2. What is your goal, and what do you expect from your website?
- Is it to inform your customers about your company values, your team, or news? Is it to educate your visitors? Is it to showcase your work? Or maybe you’d like your visitors to perform some action on your webpage? These are questions to be answered before you start developing your website.
3. What would you like to show your website visitors, and what would you like to tell them?
- What information would you like to appear on your website?
- How would you like to interact with visitors?
4. Have you already developed your business branding?
Start by creating mood boards, save the links of websites you like, and then analyze your choices. Why do you like these websites? Is it the layout, the color scheme, or the fonts?
- Color: The color scheme is an essential part of your branding. Colors can create a certain mood and impact on how your visitors perceive your company or your products/services.
Font: Choose the font that fits your brand. What vibe would you like your font to have? Corporate, industrial, masculine, feminine, artistic, modern, techy? Typography is a crucial element of your brand identity, so choose wisely.

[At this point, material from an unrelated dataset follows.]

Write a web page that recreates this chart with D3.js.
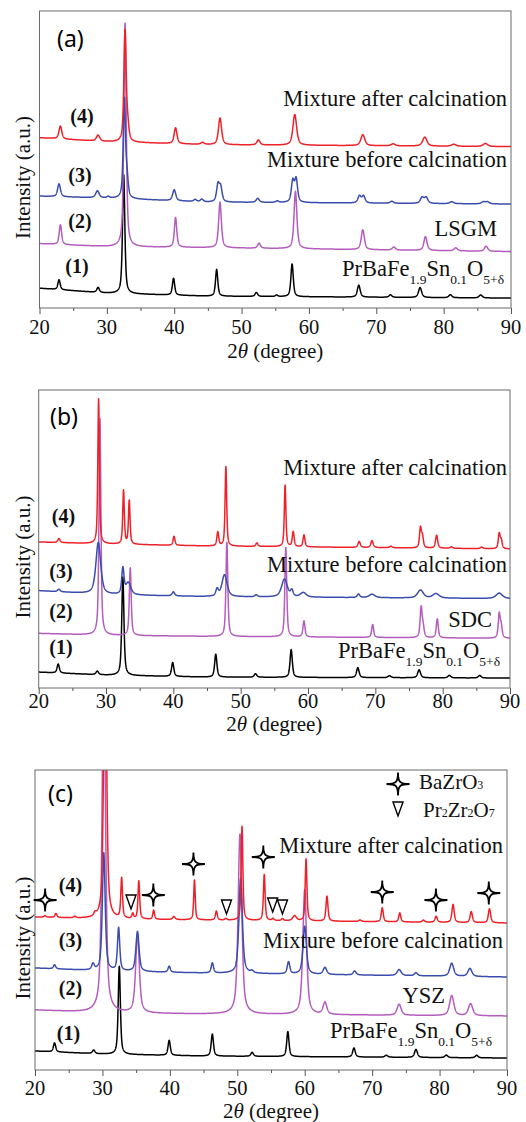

- Logo: This is the element that makes your brand recognizable. There are free tools you can use to create your logo, such as Canva, Logomaker, Talorbrands and many others
5. And how about a domain?
In other words, you need the address where Internet users can access your website.
If you build a website for your business, it makes sense that the domain name incorporates your business name.
The general recommendations for a domain name – make it:
- short,
- easy to spell,
- easy to remember,
- reflect the nature of your business.
Anyway, choose it wisely, as it would be a problem to change it later.
Your domain doesn’t have to be provided by your hosting provider. You can buy it from a separate entity.
Usually, you buy a domain for a year. When you choose your domain, check out the price for the following year’s renewal.
6. Do you have web hosting for your domain?
The range of offers for hosting packages is overwhelming. Bear in mind that cheaper packages have certain limitations. When deciding on a hosting provider, consider these points:
- How big is your site going to be?
- Are you going to build an e-shop there?
- How secure does the site need to be?
- How much traffic do you plan to attract?
- Are you going to build the website and then maintain it by yourself or will hire a professional? And lastly,
What do you want your site to radiate? In other words, what would you like the site visitors to feel when browsing your website?